In the presentation speech by your Commanding Officer at the time, Fleet Captain Oddas Aria said: “Sometimes the biggest challenges are those that come within, the doubts, the anxieties, and the constant fears that what you are doing is not enough among your peers.” Fleet Captain Oddas went on to say that you “destroyed” these doubts and fears. How do you think you achieved this? Do you feel like you’ve overcome these feelings permanently, or is it an ongoing process?
Sera: Well, the work I undertake in medicine often places me into uneasy, uncertain situations where I must perform regardless of how I feel. I’m talking palm sweating, gut clenching discomfort sometimes (when you have your finger in someone’s chest for the first time to make a hole for a chest tube – you can feel pretty uncomfortable.)
In regard to simming; I found it a challenge to write with other people at first, especially when I knew nothing about them or their character – it’s kind of like being the new kid in the front of the classroom on the first day of school. Fleet Captain Oddas Aria really hit it on the head describing the challenges that are faced. I simply applied what I’ve learned in life – that if you do something enough, eventually the fear melts away and things become more natural and easier to perform.
This is an ongoing battle for me – my doubts and fears regarding belonging or being seen as a value-added component to the sim is something I still contend with. The only thing I know I can do is keep writing and trying to grow my character and attempt to make those connections with others – that’s really when writing magic happens.

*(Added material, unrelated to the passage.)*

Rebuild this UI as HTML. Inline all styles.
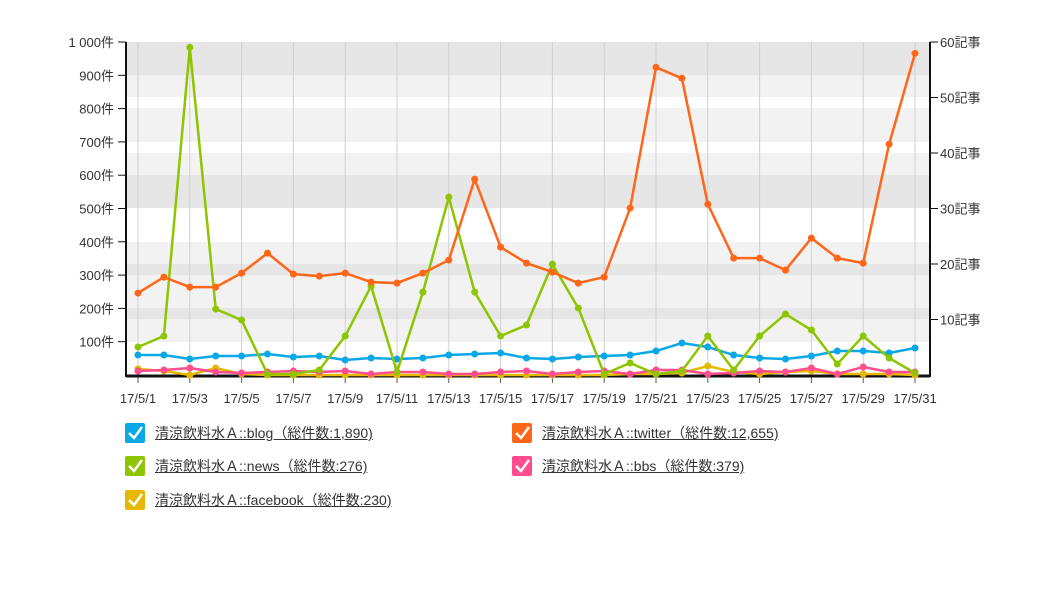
<!DOCTYPE html>
<html><head><meta charset="utf-8">
<style>
body{margin:0;background:#fff;width:1056px;height:594px;overflow:hidden;font-family:"Liberation Sans","Noto Sans CJK JP",sans-serif;}
.leg{position:absolute;display:flex;align-items:center;font-size:14px;color:#333;}
.leg .box{width:20px;height:20px;border-radius:2px;margin-right:10px;position:relative;}
.leg span{text-decoration:underline;}
</style></head><body>
<svg id="chart" width="1056" height="594" style="position:absolute;left:0;top:0" font-family="Liberation Sans, Noto Sans CJK JP, sans-serif" font-size="13" fill="#333"></svg>
<div class="leg" style="left:125px;top:423px"><div class="box" style="background:#0aa8e6"><svg width="20" height="20"><path d="M4 10 L9 15 L17 4" stroke="#fff" stroke-width="2.5" fill="none"/></svg></div><span>清涼飲料水Ａ::blog（総件数:1,890)</span></div>
<div class="leg" style="left:512px;top:423px"><div class="box" style="background:#ff6619"><svg width="20" height="20"><path d="M4 10 L9 15 L17 4" stroke="#fff" stroke-width="2.5" fill="none"/></svg></div><span>清涼飲料水Ａ::twitter（総件数:12,655)</span></div>
<div class="leg" style="left:125px;top:456px"><div class="box" style="background:#8fc400"><svg width="20" height="20"><path d="M4 10 L9 15 L17 4" stroke="#fff" stroke-width="2.5" fill="none"/></svg></div><span>清涼飲料水Ａ::news（総件数:276)</span></div>
<div class="leg" style="left:512px;top:456px"><div class="box" style="background:#ff4d8d"><svg width="20" height="20"><path d="M4 10 L9 15 L17 4" stroke="#fff" stroke-width="2.5" fill="none"/></svg></div><span>清涼飲料水Ａ::bbs（総件数:379)</span></div>
<div class="leg" style="left:125px;top:490px"><div class="box" style="background:#e6b800"><svg width="20" height="20"><path d="M4 10 L9 15 L17 4" stroke="#fff" stroke-width="2.5" fill="none"/></svg></div><span>清涼飲料水Ａ::facebook（総件数:230)</span></div>
<script>
const days = Array.from({length:31},(_,i)=>'17/5/'+(i+1));
const leftTicks = [100,200,300,400,500,600,700,800,900,1000];
const leftTickLabels = ['100件','200件','300件','400件','500件','600件','700件','800件','900件','1 000件'];
const rightTicks = [10,20,30,40,50,60];
const rightTickLabels = ['10記事','20記事','30記事','40記事','50記事','60記事'];
const twitter = [246,294,264,264,306,366,303,297,306,279,276,306,345,588,384,336,309,276,294,501,924,891,513,351,351,315,411,351,336,693,966];
const news = [84,117,984,198,165,3,3,15,117,267,9,249,534,249,117,150,333,201,3,36,3,12,117,15,117,183,135,33,117,51,6];
const blog = [60,60,48,57,57,63,54,57,45,51,48,51,60,63,66,51,48,54,57,60,72,96,84,60,51,48,57,72,72,66,81];
const bbs = [12,15,21,9,6,9,12,9,12,3,9,9,3,3,9,12,3,9,12,3,15,15,3,6,12,9,21,3,24,9,9];
const facebook = [18,12,0,21,3,0,0,0,0,0,0,0,0,0,0,0,0,0,0,3,3,6,27,9,3,9,12,3,3,3,0];
const seriesList = [
 {name:'twitter',vals:twitter,color:'#ff6619'},
 {name:'news',vals:news,color:'#8fc400'},
 {name:'blog',vals:blog,color:'#0aa8e6'},
 {name:'bbs',vals:bbs,color:'#ff4d8d'},
 {name:'facebook',vals:facebook,color:'#e6b800'}
];
const NS='http://www.w3.org/2000/svg';
const svg=document.getElementById('chart');
const X0=138,X1=915,Y0=375,Y1=42,PL=126,PR=930;
const x=i=>X0+(X1-X0)*i/(days.length-1);
const y=v=>Y0-(Y0-Y1)*v/1000;
const yr=v=>Y0-(Y0-Y1)*v/60;
function el(t,a,p){const e=document.createElementNS(NS,t);for(const k in a)e.setAttribute(k,a[k]);(p||svg).appendChild(e);return e;}
// background bands
const bands=[[42,75,'#e6e6e6'],[75,97,'#f2f2f2'],[108,142,'#f2f2f2'],[153,175,'#f2f2f2'],[175,208,'#e6e6e6'],[242,264,'#f2f2f2'],[264,275,'#e6e6e6'],[275,308,'#f2f2f2'],[308,319,'#e6e6e6'],[319,342,'#f2f2f2']];
bands.forEach(b=>{const r=el('rect',{x:PL,y:b[0],width:PR-PL,height:b[1]-b[0],fill:b[2]});

});
// vertical grid + x labels
days.forEach((d,i)=>{if(i%2)return;
 const g=el('line',{x1:x(i),x2:x(i),y1:Y1,y2:Y0,stroke:'#d0d0d0','stroke-width':1});
 
 
 const t=el('line',{x1:x(i),x2:x(i),y1:Y0,y2:Y0+8,stroke:'#555'});
 
 
 const l=el('text',{x:x(i),y:Y0+28,'text-anchor':'middle'});l.textContent=d;
 
 });
// axes
const la=el('line',{x1:PL,x2:PL,y1:Y1,y2:Y0+2,stroke:'#111','stroke-width':2});


const ra=el('line',{x1:PR,x2:PR,y1:Y1,y2:Y0+2,stroke:'#111','stroke-width':2});


const ba=el('line',{x1:PL,x2:PR,y1:Y0+1,y2:Y0+1,stroke:'#111','stroke-width':3});


leftTicks.forEach((v,i)=>{const t=el('line',{x1:PL-8,x2:PL,y1:y(v),y2:y(v),stroke:'#111'});
 
 
 const l=el('text',{x:PL-12,y:y(v)+5,'text-anchor':'end'});l.textContent=leftTickLabels[i];
 
 });
rightTicks.forEach((v,i)=>{const t=el('line',{x1:PR,x2:PR+8,y1:yr(v),y2:yr(v),stroke:'#111'});
 
 
 const l=el('text',{x:PR+10,y:yr(v)+5,'text-anchor':'start'});l.textContent=rightTickLabels[i];
 
 });
// series (draw back to front)
seriesList.slice().reverse().forEach(s=>{
 const p=el('polyline',{points:s.vals.map((v,i)=>x(i)+','+y(v)).join(' '),fill:'none',stroke:s.color,'stroke-width':2.5});
 
 
 s.vals.forEach((v,i)=>{const c=el('circle',{cx:x(i),cy:y(v),r:3.5,fill:s.color});
  
  });
});
</script>
</body></html>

Also in the presentation speech, Fleet Captain Oddas mentioned that one of your crew mates said in their nomination: “I feel like I’ve been able to be more comfortable with my own struggles…because of Hope’s friendship.” One of the best things about SB118 is the community and the friendships we make both IC and OOC, it must be a rewarding feeling to know that you have had a positive impact on another writer?
Sera: Are you kidding me? That has such apositive impact! After I finished grad school and found I had far too much free-time on my hands, I began looking for a community of individuals that shared a unique love for things Star Trek…that I have been able to connect with a few people IC/OOC has been such a lovely bonus – and it has been beneficial for my self-worth, that’s for sure. 😊 I’m truly honored that I had a positive impact on someone. I’m really quite socially awkward at heart – I just mask it well…sometimes (doing the uncomfortable thing until I don’t want to puke anymore).

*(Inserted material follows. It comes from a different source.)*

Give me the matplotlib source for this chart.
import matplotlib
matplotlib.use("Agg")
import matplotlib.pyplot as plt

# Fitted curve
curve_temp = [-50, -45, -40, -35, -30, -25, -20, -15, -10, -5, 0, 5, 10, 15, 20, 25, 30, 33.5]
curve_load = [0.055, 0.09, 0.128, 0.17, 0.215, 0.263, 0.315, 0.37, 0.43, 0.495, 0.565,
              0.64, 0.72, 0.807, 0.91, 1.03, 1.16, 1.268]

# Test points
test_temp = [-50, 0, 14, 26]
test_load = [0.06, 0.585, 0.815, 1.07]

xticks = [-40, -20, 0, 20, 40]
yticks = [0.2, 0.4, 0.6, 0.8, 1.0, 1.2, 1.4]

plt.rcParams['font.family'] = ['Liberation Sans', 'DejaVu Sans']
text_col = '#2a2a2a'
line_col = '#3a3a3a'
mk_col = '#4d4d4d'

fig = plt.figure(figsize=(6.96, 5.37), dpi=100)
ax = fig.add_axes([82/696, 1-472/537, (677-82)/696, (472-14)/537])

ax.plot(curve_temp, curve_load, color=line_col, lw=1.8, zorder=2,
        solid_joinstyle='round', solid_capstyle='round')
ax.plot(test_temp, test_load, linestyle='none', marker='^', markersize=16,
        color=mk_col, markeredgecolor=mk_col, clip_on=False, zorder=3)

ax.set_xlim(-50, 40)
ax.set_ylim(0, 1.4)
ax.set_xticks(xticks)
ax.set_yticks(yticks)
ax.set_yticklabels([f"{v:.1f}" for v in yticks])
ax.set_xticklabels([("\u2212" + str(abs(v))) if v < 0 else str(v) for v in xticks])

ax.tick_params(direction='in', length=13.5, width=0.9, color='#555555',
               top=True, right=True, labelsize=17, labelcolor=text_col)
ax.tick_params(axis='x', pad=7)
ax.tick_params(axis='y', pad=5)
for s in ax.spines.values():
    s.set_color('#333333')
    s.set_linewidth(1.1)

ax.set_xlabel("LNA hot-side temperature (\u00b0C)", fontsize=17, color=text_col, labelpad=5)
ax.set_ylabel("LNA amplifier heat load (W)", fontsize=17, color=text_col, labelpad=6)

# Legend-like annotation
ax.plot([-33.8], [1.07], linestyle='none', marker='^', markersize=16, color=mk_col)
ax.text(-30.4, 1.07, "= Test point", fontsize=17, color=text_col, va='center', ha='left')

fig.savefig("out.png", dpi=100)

Many use creative writing as a means of catharsis. Is that something you feel is present in your own writing, whether consciously or subconsciously?

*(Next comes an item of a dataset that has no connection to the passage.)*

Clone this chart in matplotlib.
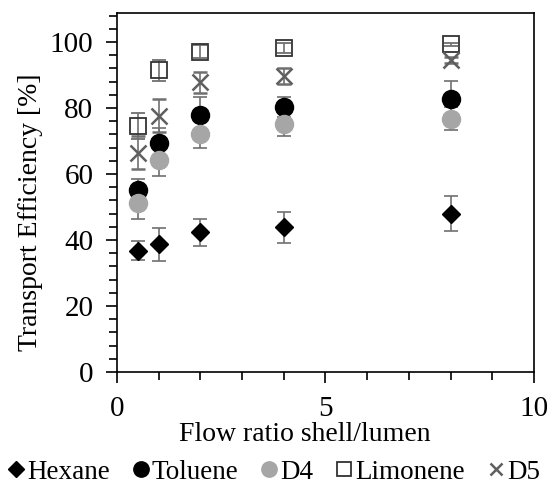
import matplotlib
matplotlib.use("Agg")
import matplotlib.pyplot as plt
from matplotlib.ticker import MultipleLocator

plt.rcParams['font.family'] = ['Liberation Serif', 'DejaVu Serif']

# flow ratio shell/lumen
flow_ratio = [0.5, 1, 2, 4, 8]

hexane = [36.8, 38.7, 42.3, 43.8, 48.0]
hexane_err = [2.8, 5.0, 4.1, 4.8, 5.4]
toluene = [55.2, 69.3, 77.8, 80.3, 82.6]
toluene_err = [3.3, 4.7, 5.4, 3.1, 5.5]
d4 = [51.3, 64.1, 72.0, 75.2, 76.8]
d4_err = [4.9, 4.7, 4.0, 3.6, 3.5]
limonene = [74.5, 91.5, 97.1, 98.3, 99.3]
limonene_err = [4.0, 3.2, 2.0, 1.5, 0.5]
d5 = [66.5, 77.7, 87.8, 89.7, 94.5]
d5_err = [5.0, 5.0, 3.2, 2.3, 1.0]

fig = plt.figure(figsize=(5.51, 4.88), dpi=100)
ax = fig.add_axes([0.2123, 0.2377, 0.7567, 0.735])

eb = dict(ecolor='#707070', elinewidth=1.2, capsize=4.8, capthick=1.2, linestyle='none')

ax.errorbar(flow_ratio, hexane, yerr=hexane_err, marker='D', ms=9.5, mfc='black', mec='black',
            label='Hexane', **eb)
ax.errorbar(flow_ratio, toluene, yerr=toluene_err, marker='o', ms=13, mfc='black', mec='black',
            label='Toluene', **eb)
ax.errorbar(flow_ratio, d4, yerr=d4_err, marker='o', ms=13, mfc='#a6a6a6', mec='#a6a6a6',
            label='D4', **eb)
ax.errorbar(flow_ratio, limonene, yerr=limonene_err, marker='s', ms=11.5, mfc='none', mec='#333333',
            mew=1.3, label='Limonene', **eb)
ax.errorbar(flow_ratio, d5, yerr=d5_err, marker='x', ms=11, mec='#5f5f5f', mew=1.8,
            label='D5', **eb)

ax.set_xlim(0, 10)
ax.set_ylim(0, 108.7)
ax.xaxis.set_major_locator(MultipleLocator(5))
ax.xaxis.set_minor_locator(MultipleLocator(1))
ax.yaxis.set_major_locator(MultipleLocator(20))
ax.yaxis.set_minor_locator(MultipleLocator(4))
ax.tick_params(which='major', length=8, width=1.2, labelsize=21, direction='out')
ax.tick_params(axis='x', which='major', pad=9)
ax.tick_params(axis='y', which='major', pad=9)
ax.tick_params(which='minor', length=6, width=1.2, direction='out')
for s in ax.spines.values():
    s.set_linewidth(1.2)

# labels sit a bit off-centre in the original
ax.set_xlabel('Flow ratio shell/lumen', fontsize=20, labelpad=0, x=0.45)
ax.set_ylabel('Transport Efficiency [%]', fontsize=20, labelpad=5, y=0.446)

handles, labels = ax.get_legend_handles_labels()
handles = [h[0] for h in handles]
fig.legend(handles, labels, loc='lower left', bbox_to_anchor=(-0.03, -0.043), ncol=5,
           frameon=False, fontsize=19.5, handlelength=0.6, handletextpad=0.1,
           columnspacing=0.85, markerscale=0.85)

fig.savefig('out.png', dpi=100)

Sera: It’s my fantasy world to be honest. I have an active imagination – it’s kind of a problem sometimes. Writing for Sera is a chance to ‘live vicariously,’ in a way. It’s exceptionally cathartic to creatively write – and being able to engage with others using writing gives a kind of connectivity I lack IRL.
Finally, do you have any words of encouragement for others in the Fleet who may be experiencing fears, doubts and anxieties about their simming, or any other aspect of being a part of our community?
Sera: I would say don’t be afraid to write something that makes you uncomfortable; and then when you’re done – hit send. Some of the most profound writing I have put out in email has really made me nervous to hit the send button . Challenge yourself; challenge your character. Don’t be afraid to get them into tough situations – and as you write them going through it, consider the road not taken. It can be so exciting (and/or terrifying) to write against the grain. That’s where the growth happens – and that is where we can begin to ‘destroy those doubts and fears.’
Thanks for your time, Lieutenant J.G. Sera!